The goal isn’t perfect objectivity. Human judgment remains essential for interpreting context, weighing competing priorities, and making difficult calls. AI’s role is removing the predictable biases that distort that judgment, so the hard decisions get made on merit rather than cognitive shortcuts.

Performance review bias will never fully disappear. But with the right combination of technology and process, it can stop being the primary driver of who gets ahead.

Frequently Asked Questions

How does AI reduce bias in performance reviews?

AI reduces performance review bias by analyzing data across the full evaluation period to eliminate recency bias, flagging inconsistent rating patterns across demographics, detecting biased language in written feedback, and providing objective evidence from work tools. Studies show AI-powered systems achieve a 33% reduction in bias during assessments.

What are the most common types of performance review bias?

The most common performance review biases are recency bias (overweighting recent events), halo effect (one positive trait inflating all ratings), horns effect (one negative trait deflating all ratings), leniency bias (rating everyone high to avoid conflict), and affinity bias (favoring people similar to yourself). Research shows 60% of a manager's rating of their direct reports reflects the manager's own biases rather than actual employee performance.

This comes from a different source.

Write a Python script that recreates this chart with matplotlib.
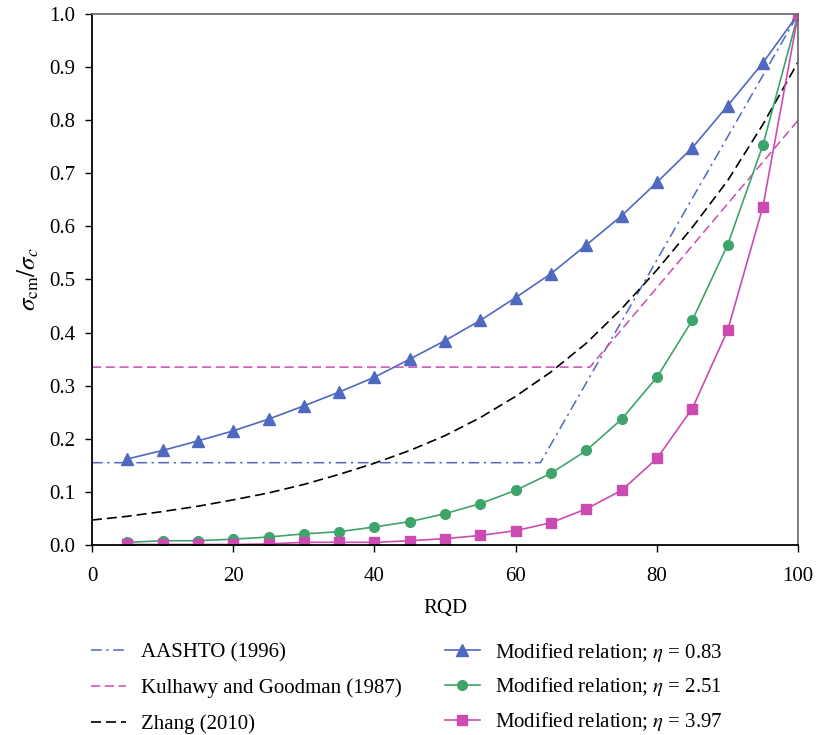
import numpy as np
import matplotlib
matplotlib.use('Agg')
import matplotlib.pyplot as plt

plt.rcParams['font.family'] = ['Liberation Serif', 'DejaVu Serif']
plt.rcParams['mathtext.fontset'] = 'stix'
plt.rcParams['font.size'] = 15

# RQD values for the modified relations
rqd = [5, 10, 15, 20, 25, 30, 35, 40, 45, 50, 55, 60, 65, 70, 75, 80, 85, 90, 95, 100]
eta_083 = [0.162, 0.178, 0.196, 0.215, 0.237, 0.262, 0.288, 0.316, 0.350, 0.385,
           0.423, 0.466, 0.511, 0.565, 0.620, 0.683, 0.748, 0.827, 0.908, 1.0]
eta_251 = [0.005, 0.008, 0.008, 0.011, 0.015, 0.021, 0.025, 0.034, 0.044, 0.059,
           0.078, 0.103, 0.135, 0.178, 0.237, 0.316, 0.423, 0.565, 0.753, 1.0]
eta_397 = [0.001, 0.001, 0.001, 0.001, 0.002, 0.005, 0.005, 0.005, 0.008, 0.012,
           0.018, 0.027, 0.042, 0.068, 0.103, 0.163, 0.257, 0.404, 0.637, 1.0]

# empirical relations
aashto_x = [0, 63.5, 100]
aashto_y = [0.155, 0.155, 1.0]
kulhawy_x = [0, 70.5, 100]
kulhawy_y = [0.335, 0.335, 0.80]
zhang_x = [0, 5, 10, 15, 20, 25, 30, 35, 40, 45, 50,
           55, 60, 65, 70, 75, 80, 85, 90, 95, 100]
zhang_y = [0.047, 0.054, 0.063, 0.073, 0.085, 0.098, 0.114, 0.133, 0.154, 0.178, 0.206,
           0.240, 0.280, 0.326, 0.380, 0.445, 0.518, 0.598, 0.686, 0.792, 0.910]

blue = '#5068C0'
green = '#3FA46B'
pink = '#CC4BB0'

fig = plt.figure(figsize=(8.16, 7.35), dpi=100)
ax = fig.add_axes([0.1127, 0.2585, 0.8655, 0.7225])

l1, = ax.plot(aashto_x, aashto_y, color=blue, lw=1.1, linestyle=(0, (7, 3, 1.5, 3)),
              label='AASHTO (1996)')
l2, = ax.plot(kulhawy_x, kulhawy_y, color=pink, lw=1.1, linestyle=(0, (6, 3)),
              label='Kulhawy and Goodman (1987)')
l3, = ax.plot(zhang_x, zhang_y, color='black', lw=1.2, linestyle=(0, (6, 3)),
              label='Zhang (2010)')
l4, = ax.plot(rqd, eta_083, color=blue, lw=1.2, marker='^', ms=8,
              label=r'Modified relation; $\eta$ = 0.83')
l5, = ax.plot(rqd, eta_251, color=green, lw=1.2, marker='o', ms=7,
              label=r'Modified relation; $\eta$ = 2.51')
l6, = ax.plot(rqd, eta_397, color=pink, lw=1.2, marker='s', ms=7,
              label=r'Modified relation; $\eta$ = 3.97')

ax.set_xlim(0, 100)
ax.set_ylim(0, 1.0)
ax.set_xticks(np.arange(0, 101, 20))
ax.set_yticks(np.arange(0, 1.01, 0.1))
ax.set_yticklabels(['%.1f' % v for v in np.arange(0, 1.01, 0.1)])
ax.tick_params(direction='out', length=5, width=1, pad=7)
ax.tick_params(axis='x', pad=11)
ax.set_xlabel('RQD', labelpad=9)
ax.set_ylabel(r'$\sigma_{\rm cm}/\sigma_c$', fontsize=18, labelpad=6)

for side in ['left', 'bottom']:
    ax.spines[side].set_color('black')
    ax.spines[side].set_linewidth(1.3)
for side in ['top', 'right']:
    ax.spines[side].set_color('#666666')
    ax.spines[side].set_linewidth(1.2)

# two legend columns kept separate so each row lines up
leg_kw = dict(frameon=False, loc='upper left', borderpad=0, borderaxespad=0,
              handlelength=1.7, handletextpad=0.7, fontsize=15)
fig.legend(handles=[l1, l2, l3], bbox_to_anchor=(0.111, 0.125),
           labelspacing=0.76, **leg_kw)
fig.legend(handles=[l4, l5, l6], bbox_to_anchor=(0.545, 0.1285),
           labelspacing=0.57, **leg_kw)

fig.savefig('out.png', dpi=100)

Can AI completely eliminate bias from performance reviews?

No, AI cannot completely eliminate performance review bias. AI tools reduce bias significantly but can perpetuate historical biases present in training data. Human oversight remains essential to interpret AI findings, make final decisions, and audit systems regularly. The goal is bias reduction, not elimination.

How do AI tools detect biased language in performance reviews?

AI tools detect biased language by analyzing review text for gendered words, vague personality assessments, and phrases that correlate with demographic disparities. For example, research shows women receive more feedback about communication style while men receive more feedback about technical skills. AI flags these patterns and suggests objective, competency-based alternatives.